**EXERCISE BRIEF**
In the material below, please retype the lines from the very first through the one with "57.3, 57.7, 56.1]", exactly and without pictures.

**DATASET EXTRACT**
========================

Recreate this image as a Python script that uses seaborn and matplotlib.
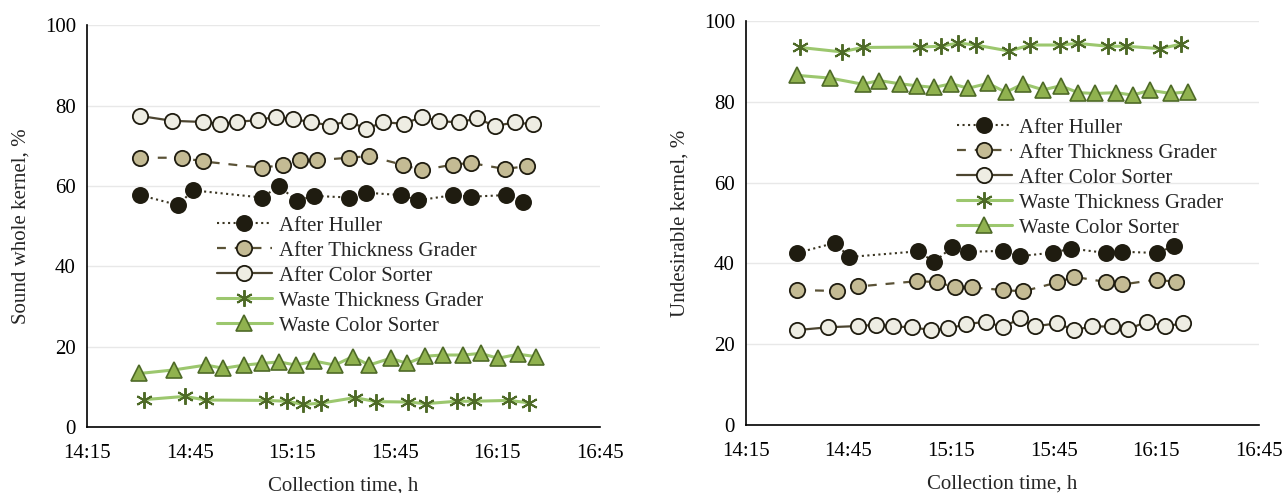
import numpy as np
import pandas as pd
import seaborn as sns
import matplotlib.pyplot as plt
from matplotlib.ticker import FuncFormatter

# x values are minutes after 14:15

# ---- left panel: sound whole kernel, %
l_huller_t = [15.5, 26.7, 30.9, 51.1, 56.2, 61.3, 66.4, 76.7, 81.6, 91.8, 96.9, 107.1, 112.2, 122.4, 127.4]
l_huller = [57.7, 55.2, 58.9, 57.1, 59.9, 56.3, 57.5, 57.1, 58.3, 57.7, 56.4, 57.7, 57.3, 57.7, 56.1]

l_thick_t = [15.5, 27.7, 33.8, 51.1, 57.2, 62.3, 67.3, 76.7, 82.5, 92.5, 97.9, 107.1, 112.2, 122.2, 128.6]
l_thick = [67.0, 67.0, 66.1, 64.5, 65.2, 66.4, 66.4, 67.0, 67.4, 65.2, 63.9, 65.3, 65.7, 64.2, 64.9]

l_color_t = [15.5, 24.8, 33.8, 38.9, 43.9, 50.1, 55.3, 60.3, 65.4, 71.2, 76.5, 81.6, 86.6, 92.7,
             97.9, 103.0, 108.9, 114.0, 119.3, 125.1, 130.5]
l_color = [77.4, 76.2, 75.9, 75.5, 75.9, 76.4, 77.2, 76.6, 75.9, 75.0, 76.2, 74.1, 75.9, 75.4,
           77.2, 76.1, 75.8, 76.8, 74.9, 75.8, 75.3]

l_wthick_t = [16.7, 28.6, 34.8, 52.3, 58.4, 63.2, 68.3, 78.4, 84.5, 93.9, 99.1, 108.3, 113.2, 123.4, 129.3]
l_wthick = [6.8, 7.6, 6.7, 6.6, 6.4, 5.6, 5.9, 7.3, 6.3, 6.2, 5.8, 6.4, 6.4, 6.6, 6.0]

l_wcolor_t = [15.3, 25.5, 34.8, 39.9, 46.0, 51.1, 56.1, 61.1, 66.4, 72.5, 77.7, 82.5, 88.8, 93.6,
              98.8, 104.0, 110.0, 115.1, 120.2, 126.1, 131.3]
l_wcolor = [13.3, 14.2, 15.4, 14.6, 15.4, 15.8, 16.2, 15.4, 16.4, 15.4, 17.5, 15.4, 17.1, 15.8,
            17.6, 17.9, 17.9, 18.3, 17.1, 18.1, 17.5]

# ---- right panel: undesirable kernel, %
r_huller_t = [15.0, 26.0, 30.2, 50.2, 55.1, 60.2, 65.0, 75.1, 80.1, 89.9, 95.1, 105.3, 110.1, 120.1, 125.2]
r_huller = [42.6, 45.1, 41.6, 43.0, 40.4, 44.0, 42.9, 43.1, 41.8, 42.7, 43.7, 42.6, 42.9, 42.6, 44.3]

r_thick_t = [15.0, 26.5, 32.8, 49.9, 55.9, 61.1, 66.0, 75.2, 81.1, 91.0, 96.0, 105.3, 110.1, 120.1, 125.9]
r_thick = [33.4, 33.2, 34.3, 35.6, 35.4, 34.1, 34.1, 33.4, 33.1, 35.3, 36.7, 35.4, 34.8, 36.0, 35.4]

r_color_t = [15.0, 24.1, 32.8, 38.0, 43.1, 48.7, 54.0, 59.1, 64.3, 70.1, 75.2, 80.1, 84.5, 91.0,
             96.0, 101.1, 106.9, 111.8, 117.2, 122.5, 127.9]
r_color = [23.5, 24.2, 24.5, 24.8, 24.4, 24.2, 23.5, 23.9, 24.9, 25.6, 24.2, 26.4, 24.4, 25.2,
           23.5, 24.4, 24.4, 23.7, 25.6, 24.4, 25.2]

r_wthick_t = [15.8, 28.0, 34.1, 50.9, 57.0, 62.1, 67.2, 77.0, 83.0, 91.8, 97.0, 105.9, 111.1, 121.1, 127.1]
r_wthick = [93.5, 92.4, 93.5, 93.6, 93.8, 94.6, 94.1, 92.6, 94.1, 94.1, 94.5, 93.8, 93.8, 93.2, 94.3]

r_wcolor_t = [14.8, 24.7, 34.1, 38.9, 45.0, 50.1, 54.9, 60.1, 65.0, 70.8, 76.0, 81.1, 86.9, 92.0,
              97.2, 102.0, 108.2, 113.1, 118.1, 124.2, 129.2]
r_wcolor = [86.6, 85.9, 84.4, 85.3, 84.5, 84.0, 83.6, 84.5, 83.4, 84.6, 82.4, 84.5, 83.0, 84.0,
            82.3, 82.1, 82.3, 81.7, 82.9, 82.1, 82.5]

labels = ['After Huller', 'After Thickness Grader', 'After Color Sorter',
          'Waste Thickness Grader', 'Waste Color Sorter']

sns.set_style('white')
plt.rcParams['font.family'] = ['Liberation Serif', 'DejaVu Serif']

dark = '#1f1c10'
green_line = '#9cc76e'
green_dark = '#4e6a27'

styles = [
    dict(color='#3a3522', linestyle=':', lw=1.5, marker='o', markersize=11,
         markerfacecolor=dark, markeredgecolor=dark, markeredgewidth=1.2),
    dict(color='#5a5236', linestyle=(0, (4, 4)), lw=1.6, marker='o', markersize=11,
         markerfacecolor='#c4bb94', markeredgecolor=dark, markeredgewidth=1.3),
    dict(color='#4c4530', linestyle='-', lw=1.6, marker='o', markersize=11,
         markerfacecolor='#eeede3', markeredgecolor=dark, markeredgewidth=1.3),
    dict(color=green_line, linestyle='-', lw=2.2, marker=(6, 2, 0), markersize=12,
         markeredgecolor=green_dark, markerfacecolor=green_dark, markeredgewidth=1.4),
    dict(color=green_line, linestyle='-', lw=2.2, marker='^', markersize=11,
         markerfacecolor='#90b24f', markeredgecolor=green_dark, markeredgewidth=1.2),
]

fig = plt.figure(figsize=(12.85, 4.93), dpi=100)
ax1 = fig.add_axes([0.0677, 0.134, 0.3992, 0.815])
ax2 = fig.add_axes([0.5805, 0.138, 0.3992, 0.819])

left_series = [(l_huller_t, l_huller), (l_thick_t, l_thick), (l_color_t, l_color),
               (l_wthick_t, l_wthick), (l_wcolor_t, l_wcolor)]
right_series = [(r_huller_t, r_huller), (r_thick_t, r_thick), (r_color_t, r_color),
                (r_wthick_t, r_wthick), (r_wcolor_t, r_wcolor)]


def fmt_time(v, pos):
    m = int(round(v)) + 14 * 60 + 15
    return '%d:%02d' % (m // 60, m % 60)


def draw_panel(ax, series, ylabel, legend_xy):
    for (t, v), lab, st in zip(series, labels, styles):
        sns.lineplot(x=t, y=v, ax=ax, label=lab, **st)
    ax.set_xlim(0, 150)
    ax.set_ylim(0, 100)
    ax.set_xticks(np.arange(0, 151, 30))
    ax.xaxis.set_major_formatter(FuncFormatter(fmt_time))
    ax.set_yticks(np.arange(0, 101, 20))
    ax.yaxis.grid(True, color='#e8e8e8', lw=1)
    ax.set_axisbelow(True)
    for s in ['top', 'right']:
        ax.spines[s].set_visible(False)
    for s in ['left', 'bottom']:
        ax.spines[s].set_color('black')
        ax.spines[s].set_linewidth(1.2)
    ax.tick_params(direction='in', length=5, width=1, colors='black',
                   labelsize=15, pad=8)
    ax.tick_params(axis='x', pad=12)
    ax.set_xlabel('Collection time, h', fontsize=15, labelpad=10)
    ax.set_ylabel(ylabel, fontsize=15, labelpad=10)
    ax.legend(loc='upper left', bbox_to_anchor=legend_xy, frameon=False, fontsize=15,
              handlelength=2.65, handletextpad=0.35, labelspacing=0.26,
              borderpad=0, borderaxespad=0)


draw_panel(ax1, left_series, 'Sound whole kernel, %', (0.253, 0.525))
draw_panel(ax2, right_series, 'Undesirable kernel, %', (0.411, 0.76))

fig.savefig('out.png', dpi=100)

========================

**EXERCISE SOLUTION**
Recreate this image as a Python script that uses seaborn and matplotlib.
import numpy as np
import pandas as pd
import seaborn as sns
import matplotlib.pyplot as plt
from matplotlib.ticker import FuncFormatter

# x values are minutes after 14:15

# ---- left panel: sound whole kernel, %
l_huller_t = [15.5, 26.7, 30.9, 51.1, 56.2, 61.3, 66.4, 76.7, 81.6, 91.8, 96.9, 107.1, 112.2, 122.4, 127.4]
l_huller = [57.7, 55.2, 58.9, 57.1, 59.9, 56.3, 57.5, 57.1, 58.3, 57.7, 56.4, 57.7, 57.3, 57.7, 56.1]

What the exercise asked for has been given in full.